TASK BRIEF — From the first line of the data below through the line holding "0.1585, 0.1226, 0.1226];", output each line exactly and leave the pictures out.

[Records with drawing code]
-- -- --
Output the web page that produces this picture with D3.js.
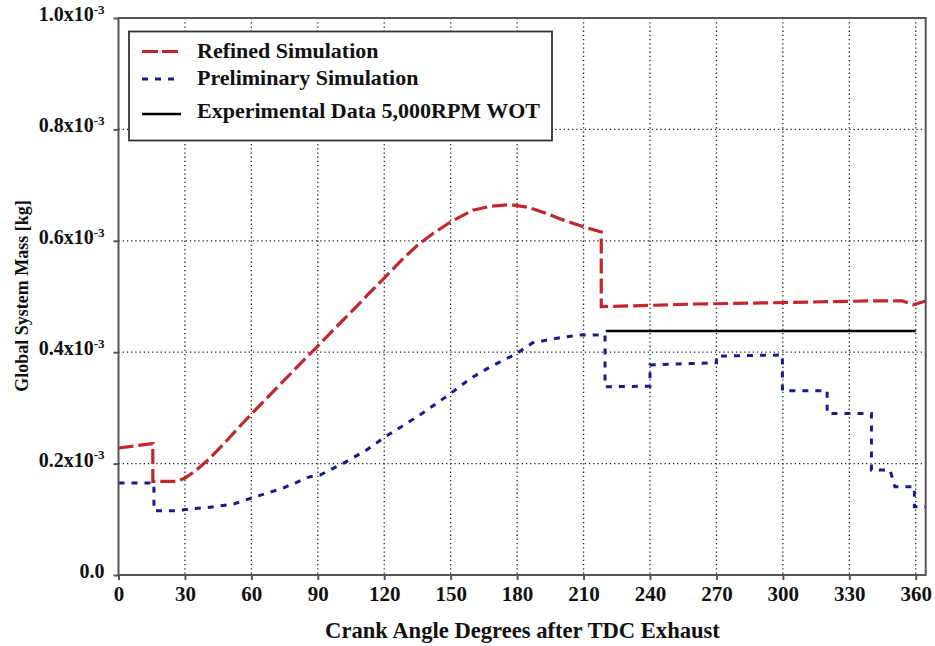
<!DOCTYPE html>
<html>
<head>
<meta charset="utf-8">
<script src="https://cdn.jsdelivr.net/npm/d3@7"></script>
<style>
  html, body { margin: 0; padding: 0; background: #fff; }
  svg { display: block; }
  text { font-family: "Liberation Serif", "Times New Roman", serif; font-weight: bold; fill: #111; }
</style>
</head>
<body>
<svg id="chart" width="935" height="646"></svg>
<script>
// Crank angle (deg after TDC exhaust) and global system mass (x10^-3 kg)
const refinedAngle = [0, 15.5, 15.5, 26, 30, 35, 40, 45, 50, 55, 61, 71, 83, 90, 97, 106, 113, 120, 128, 135, 142, 150, 160, 168, 177, 185, 192, 199, 210, 218, 218, 230, 261, 299, 338, 354, 359, 364.5];
const refinedMass  = [0.228, 0.236, 0.168, 0.168, 0.174, 0.188, 0.205, 0.225, 0.246, 0.268, 0.293, 0.334, 0.383, 0.411, 0.440, 0.476, 0.505, 0.533, 0.566, 0.592, 0.613, 0.634, 0.655, 0.662, 0.665, 0.660, 0.651, 0.640, 0.625, 0.616, 0.482, 0.483, 0.4865, 0.489, 0.492, 0.492, 0.485, 0.492];

const preliminaryAngle = [0, 16, 16, 26, 32, 40, 52, 61, 74, 86.5, 91, 101.5, 112, 121, 136, 150, 159, 168, 180, 187, 198, 208, 219.7, 219.7, 240, 240, 261, 270, 270, 299.8, 299.8, 320, 320, 340, 340, 348.4, 350.6, 359.4, 359.4, 364.5];
const preliminaryMass  = [0.165, 0.165, 0.1155, 0.1155, 0.1185, 0.121, 0.1275, 0.1395, 0.1556, 0.1765, 0.1795, 0.2005, 0.2244, 0.2495, 0.287, 0.326, 0.353, 0.374, 0.398, 0.417, 0.425, 0.431, 0.431, 0.338, 0.339, 0.377, 0.380, 0.381, 0.393, 0.395, 0.331, 0.331, 0.290, 0.290, 0.1885, 0.1885, 0.1585, 0.1585, 0.1226, 0.1226];

const experimentalAngle = [220, 360];
const experimentalMass  = [0.438, 0.438];

const xTicks = [0, 30, 60, 90, 120, 150, 180, 210, 240, 270, 300, 330, 360];
const yTicks = [0.0, 0.2, 0.4, 0.6, 0.8, 1.0];

const seriesNames = ["Refined Simulation", "Preliminary Simulation", "Experimental Data 5,000RPM WOT"];
const seriesColors = ["#c1272d", "#1b1b84", "#000000"];
const seriesDash = ["15,5", "6,7", null];

const svg = d3.select("#chart");
const plotLeft = 118.5, plotRight = 925.7, plotTop = 18, plotBottom = 575;

const x = d3.scaleLinear().domain([0, 364.5]).range([plotLeft, plotRight]);
const y = d3.scaleLinear().domain([0, 1]).range([plotBottom, plotTop]);

// dotted grid
const grid = svg.append("g");
grid.selectAll("line.v").data(xTicks.filter(d => d > 0)).join("line")
  .attr("x1", d => x(d)).attr("x2", d => x(d))
  .attr("y1", plotTop).attr("y2", plotBottom)
  .attr("stroke", "#222").attr("stroke-width", 1.3).attr("stroke-dasharray", "1.3,2.9");
grid.selectAll("line.h").data(yTicks.filter(d => d > 0 && d < 1)).join("line")
  .attr("x1", plotLeft).attr("x2", plotRight)
  .attr("y1", d => y(d)).attr("y2", d => y(d))
  .attr("stroke", "#222").attr("stroke-width", 1.3).attr("stroke-dasharray", "1.3,2.9");

// clip for the data lines
svg.append("clipPath").attr("id", "plotClip").append("rect")
  .attr("x", plotLeft).attr("y", plotTop).attr("width", plotRight - plotLeft).attr("height", plotBottom - plotTop);

const line = d3.line().x(d => x(d[0])).y(d => y(d[1]));
const plot = svg.append("g").attr("clip-path", "url(#plotClip)");

plot.append("path").datum(experimentalAngle.map((a, i) => [a, experimentalMass[i]]))
  .attr("d", line).attr("fill", "none").attr("stroke", seriesColors[2]).attr("stroke-width", 2.6);
plot.append("path").datum(preliminaryAngle.map((a, i) => [a, preliminaryMass[i]]))
  .attr("d", line).attr("fill", "none").attr("stroke", seriesColors[1]).attr("stroke-width", 3)
  .attr("stroke-dasharray", seriesDash[1]);
plot.append("path").datum(refinedAngle.map((a, i) => [a, refinedMass[i]]))
  .attr("d", line).attr("fill", "none").attr("stroke", seriesColors[0]).attr("stroke-width", 3.2)
  .attr("stroke-dasharray", seriesDash[0]);

// frame
svg.append("rect").attr("x", plotLeft).attr("y", plotTop).attr("width", plotRight - plotLeft).attr("height", plotBottom - plotTop)
  .attr("fill", "none").attr("stroke", "#555").attr("stroke-width", 2);

// x axis
const xAxis = svg.append("g").attr("transform", `translate(0,${plotBottom})`)
  .call(d3.axisBottom(x).tickValues(xTicks).tickSize(5).tickPadding(6).tickFormat(d3.format("d")));
xAxis.select(".domain").remove();
xAxis.selectAll(".tick line").attr("stroke", "#555").attr("stroke-width", 2);
xAxis.selectAll(".tick text").attr("font-size", 21).attr("font-family", null).attr("fill", "#111");

// y axis with x10^-3 labels
const yAxis = svg.append("g").attr("transform", `translate(${plotLeft},0)`)
  .call(d3.axisLeft(y).tickValues(yTicks).tickSize(5).tickPadding(9).tickFormat(""));
yAxis.select(".domain").remove();
yAxis.selectAll(".tick line").attr("stroke", "#555").attr("stroke-width", 2);
yAxis.selectAll(".tick text").each(function(d) {
  const t = d3.select(this).attr("font-size", 20).attr("font-family", null).attr("fill", "#111")
    .attr("dy", "0.12em");
  if (d === 0) {
    t.text("0.0");
  } else {
    t.append("tspan").text(d3.format(".1f")(d) + "x10");
    t.append("tspan").text("-3").attr("font-size", 13).attr("dy", "-0.55em");
  }
});

// axis titles
svg.append("text").attr("x", 522.5).attr("y", 638).attr("text-anchor", "middle")
  .attr("font-size", 22.6).text("Crank Angle Degrees after TDC Exhaust");
svg.append("text").attr("transform", "translate(28,296) rotate(-90)").attr("text-anchor", "middle")
  .attr("font-size", 18).text("Global System Mass [kg]");

// legend
const legend = svg.append("g");
legend.append("rect").attr("x", 129).attr("y", 31.5).attr("width", 423).attr("height", 109)
  .attr("fill", "#fff").attr("stroke", "#333").attr("stroke-width", 1.8);
const legendY = [51.5, 79, 114];
const legendText = [58, 85, 118];
seriesNames.forEach((name, i) => {
  legend.append("line").attr("x1", 142).attr("x2", 181).attr("y1", legendY[i]).attr("y2", legendY[i])
    .attr("stroke", seriesColors[i]).attr("stroke-width", i === 2 ? 2.6 : 3)
    .attr("stroke-dasharray", i === 0 ? "16,4" : seriesDash[i]);
  legend.append("text").attr("x", 197).attr("y", legendText[i]).attr("font-size", 22).text(name);
});
</script>
</body>
</html>
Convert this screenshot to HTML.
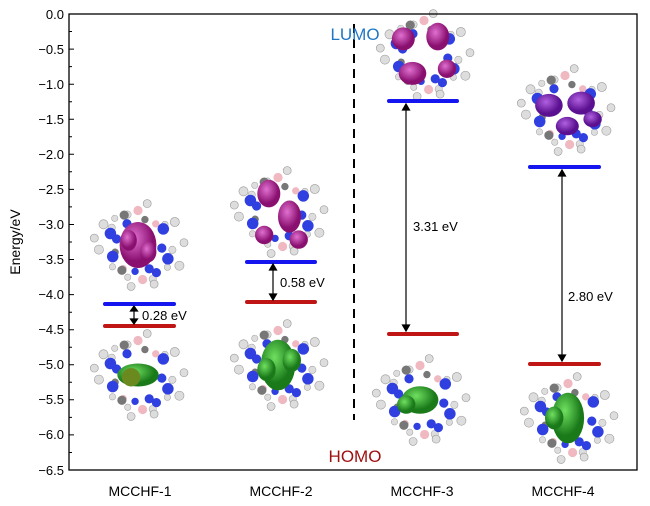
<!DOCTYPE html>
<html><head><style>
body{margin:0;background:#fff;}
svg{display:block;font-family:"Liberation Sans",Arial,sans-serif;}
</style></head><body>
<svg width="650" height="506" viewBox="0 0 650 506">
<defs>
<radialGradient id="pk" cx="40%" cy="35%"><stop offset="0" stop-color="#e070d0"/><stop offset="1" stop-color="#8a1070"/></radialGradient>
<radialGradient id="pp" cx="40%" cy="35%"><stop offset="0" stop-color="#b060e0"/><stop offset="1" stop-color="#5a1090"/></radialGradient>
<radialGradient id="gr" cx="40%" cy="35%"><stop offset="0" stop-color="#70e060"/><stop offset="1" stop-color="#1a7a1a"/></radialGradient>
<g id="atoms">
<circle cx="-30" cy="-18" r="4" fill="#ddd" stroke="#999" stroke-width=".5"/>
<circle cx="-24" cy="-10" r="5" fill="#3040e0"/>
<circle cx="-34" cy="4" r="4" fill="#ddd" stroke="#999" stroke-width=".5"/>
<circle cx="-22" cy="10" r="5" fill="#3040e0"/>
<circle cx="-14" cy="22" r="4" fill="#777"/>
<circle cx="0" cy="-30" r="4" fill="#f0b8c0"/>
<circle cx="8" cy="-36" r="3.5" fill="#ddd" stroke="#999" stroke-width=".5"/>
<circle cx="22" cy="-14" r="5" fill="#3040e0"/>
<circle cx="32" cy="-20" r="4" fill="#ddd" stroke="#999" stroke-width=".5"/>
<circle cx="26" cy="12" r="5" fill="#3040e0"/>
<circle cx="36" cy="18" r="4" fill="#ddd" stroke="#999" stroke-width=".5"/>
<circle cx="4" cy="30" r="4" fill="#f0b8c0"/>
<circle cx="-6" cy="36" r="3.5" fill="#ddd" stroke="#999" stroke-width=".5"/>
<circle cx="14" cy="34" r="3.5" fill="#ddd" stroke="#999" stroke-width=".5"/>
<circle cx="-38" cy="-6" r="3.5" fill="#ddd" stroke="#999" stroke-width=".5"/>
<circle cx="40" cy="-2" r="3.5" fill="#ddd" stroke="#999" stroke-width=".5"/>
<circle cx="-12" cy="-26" r="4" fill="#777"/>
<circle cx="16" cy="24" r="4" fill="#3040e0"/>
</g>
<g id="mol"><g transform="rotate(40) scale(0.8)"><use href="#atoms"/></g><use href="#atoms"/></g>
</defs>
<g transform="translate(138,245) scale(1.15)"><use href="#mol"/><ellipse cx="0" cy="0" rx="16" ry="20" fill="url(#pk)"/><ellipse cx="-8" cy="-4" rx="7" ry="9" fill="url(#pk)"/><ellipse cx="9" cy="6" rx="7" ry="9" fill="url(#pk)"/></g>
<g transform="translate(138,375) scale(1.15)"><use href="#mol"/><ellipse cx="0" cy="0" rx="18" ry="10" fill="url(#gr)"/><ellipse cx="-6" cy="2" rx="8" ry="8" fill="#6a8a20"/></g>
<g transform="translate(278,212) scale(1.15)"><use href="#mol"/><ellipse cx="-8" cy="-16" rx="10" ry="12" fill="url(#pk)"/><ellipse cx="10" cy="4" rx="10" ry="14" fill="url(#pk)"/><ellipse cx="-12" cy="20" rx="8" ry="8" fill="url(#pk)"/><ellipse cx="18" cy="24" rx="8" ry="8" fill="url(#pk)"/></g>
<g transform="translate(278,365) scale(1.15)"><use href="#mol"/><ellipse cx="0" cy="0" rx="15" ry="22" fill="url(#gr)"/><ellipse cx="-10" cy="4" rx="8" ry="10" fill="url(#gr)"/><ellipse cx="12" cy="-4" rx="8" ry="10" fill="url(#gr)"/></g>
<g transform="translate(424,55) scale(1.15)"><use href="#mol"/><ellipse cx="-18" cy="-14" rx="10" ry="10" fill="url(#pk)"/><ellipse cx="12" cy="-16" rx="10" ry="12" fill="url(#pk)"/><ellipse cx="-10" cy="16" rx="12" ry="10" fill="url(#pk)"/><ellipse cx="20" cy="12" rx="8" ry="8" fill="url(#pk)"/></g>
<g transform="translate(420,400) scale(1.15)"><use href="#mol"/><ellipse cx="0" cy="0" rx="16" ry="12" fill="url(#gr)"/><ellipse cx="-12" cy="4" rx="8" ry="8" fill="url(#gr)"/></g>
<g transform="translate(565,110) scale(1.15)"><use href="#mol"/><ellipse cx="-14" cy="-4" rx="12" ry="10" fill="url(#pp)"/><ellipse cx="14" cy="-6" rx="12" ry="10" fill="url(#pp)"/><ellipse cx="2" cy="14" rx="10" ry="8" fill="url(#pp)"/><ellipse cx="24" cy="8" rx="8" ry="7" fill="url(#pp)"/></g>
<g transform="translate(568,418) scale(1.15)"><use href="#mol"/><ellipse cx="0" cy="0" rx="14" ry="22" fill="url(#gr)"/><ellipse cx="-12" cy="0" rx="8" ry="10" fill="url(#gr)"/></g>
<rect x="69" y="14" width="568" height="456" fill="none" stroke="#000" stroke-width="1.3"/>
<g stroke="#000" stroke-width="1">
<path d="M69 14h5M69 49.1h5M69 84.2h5M69 119.2h5M69 154.3h5M69 189.4h5M69 224.5h5M69 259.5h5M69 294.6h5M69 329.7h5M69 364.8h5M69 399.8h5M69 434.9h5"/>
<path d="M69 31.5h3M69 66.6h3M69 101.7h3M69 136.8h3M69 171.8h3M69 206.9h3M69 242h3M69 277.1h3M69 312.2h3M69 347.2h3M69 382.3h3M69 417.4h3M69 452.5h3"/>
</g>
<g font-size="13" text-anchor="end" fill="#000">
<text x="64" y="19">0.0</text><text x="64" y="54">−0.5</text><text x="64" y="89">−1.0</text><text x="64" y="124">−1.5</text><text x="64" y="159">−2.0</text><text x="64" y="194">−2.5</text><text x="64" y="229">−3.0</text><text x="64" y="264">−3.5</text><text x="64" y="299">−4.0</text><text x="64" y="334">−4.5</text><text x="64" y="369">−5.0</text><text x="64" y="404">−5.5</text><text x="64" y="439">−6.0</text><text x="64" y="475">−6.5</text>
</g>
<text transform="translate(20,242) rotate(-90)" font-size="14" text-anchor="middle">Energy/eV</text>
<g font-size="14" text-anchor="middle">
<text x="140" y="496">MCCHF-1</text><text x="281" y="496">MCCHF-2</text><text x="422" y="496">MCCHF-3</text><text x="563" y="496">MCCHF-4</text>
</g>
<line x1="354" y1="24" x2="354" y2="420" stroke="#000" stroke-width="2" stroke-dasharray="9,6"/>
<text x="355" y="40" font-size="17" fill="#1f77c4" text-anchor="middle">LUMO</text>
<text x="355" y="462" font-size="17" fill="#a01010" text-anchor="middle">HOMO</text>
<g stroke-width="4" stroke-linecap="round">
<line x1="105" y1="304" x2="174" y2="304" stroke="#1515f0"/><line x1="105" y1="326" x2="174" y2="326" stroke="#c01515"/>
<line x1="247" y1="262" x2="315" y2="262" stroke="#1515f0"/><line x1="247" y1="302" x2="315" y2="302" stroke="#c01515"/>
<line x1="389" y1="101" x2="457" y2="101" stroke="#1515f0"/><line x1="389" y1="334" x2="457" y2="334" stroke="#c01515"/>
<line x1="530" y1="167" x2="599" y2="167" stroke="#1515f0"/><line x1="530" y1="364" x2="599" y2="364" stroke="#c01515"/>
</g>
<g stroke="#000" stroke-width="1.2" fill="#000">
<line x1="134" y1="309" x2="134" y2="321"/><path d="M130.5 311l3.5-5 3.5 5z M130.5 319l3.5 5 3.5-5z"/>
<line x1="273" y1="268" x2="273" y2="296"/><path d="M269.5 270l3.5-6 3.5 6z M269.5 294l3.5 6 3.5-6z"/>
<line x1="406" y1="107" x2="406" y2="328"/><path d="M402.5 110l3.5-6 3.5 6z M402.5 325l3.5 6 3.5-6z"/>
<line x1="562" y1="173" x2="562" y2="358"/><path d="M558.5 176l3.5-6 3.5 6z M558.5 355l3.5 6 3.5-6z"/>
</g>
<g font-size="13">
<text x="142" y="320">0.28 eV</text><text x="280" y="287">0.58 eV</text><text x="413" y="231">3.31 eV</text><text x="568" y="301">2.80 eV</text>
</g>
</svg>
</body></html>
-- -- --
ANSWER FOR THIS EXERCISE —
Output the web page that produces this picture with D3.js.
<!DOCTYPE html>
<html>
<head>
<meta charset="utf-8">
<script src="https://cdn.jsdelivr.net/npm/d3@7"></script>
<style>
  html, body { margin: 0; padding: 0; background: #fff; }
  svg { display: block; }
  text { font-family: "Liberation Serif", "Times New Roman", serif; font-weight: bold; fill: #111; }
</style>
</head>
<body>
<svg id="chart" width="935" height="646"></svg>
<script>
// Crank angle (deg after TDC exhaust) and global system mass (x10^-3 kg)
const refinedAngle = [0, 15.5, 15.5, 26, 30, 35, 40, 45, 50, 55, 61, 71, 83, 90, 97, 106, 113, 120, 128, 135, 142, 150, 160, 168, 177, 185, 192, 199, 210, 218, 218, 230, 261, 299, 338, 354, 359, 364.5];
const refinedMass  = [0.228, 0.236, 0.168, 0.168, 0.174, 0.188, 0.205, 0.225, 0.246, 0.268, 0.293, 0.334, 0.383, 0.411, 0.440, 0.476, 0.505, 0.533, 0.566, 0.592, 0.613, 0.634, 0.655, 0.662, 0.665, 0.660, 0.651, 0.640, 0.625, 0.616, 0.482, 0.483, 0.4865, 0.489, 0.492, 0.492, 0.485, 0.492];

const preliminaryAngle = [0, 16, 16, 26, 32, 40, 52, 61, 74, 86.5, 91, 101.5, 112, 121, 136, 150, 159, 168, 180, 187, 198, 208, 219.7, 219.7, 240, 240, 261, 270, 270, 299.8, 299.8, 320, 320, 340, 340, 348.4, 350.6, 359.4, 359.4, 364.5];
const preliminaryMass  = [0.165, 0.165, 0.1155, 0.1155, 0.1185, 0.121, 0.1275, 0.1395, 0.1556, 0.1765, 0.1795, 0.2005, 0.2244, 0.2495, 0.287, 0.326, 0.353, 0.374, 0.398, 0.417, 0.425, 0.431, 0.431, 0.338, 0.339, 0.377, 0.380, 0.381, 0.393, 0.395, 0.331, 0.331, 0.290, 0.290, 0.1885, 0.1885, 0.1585, 0.1585, 0.1226, 0.1226];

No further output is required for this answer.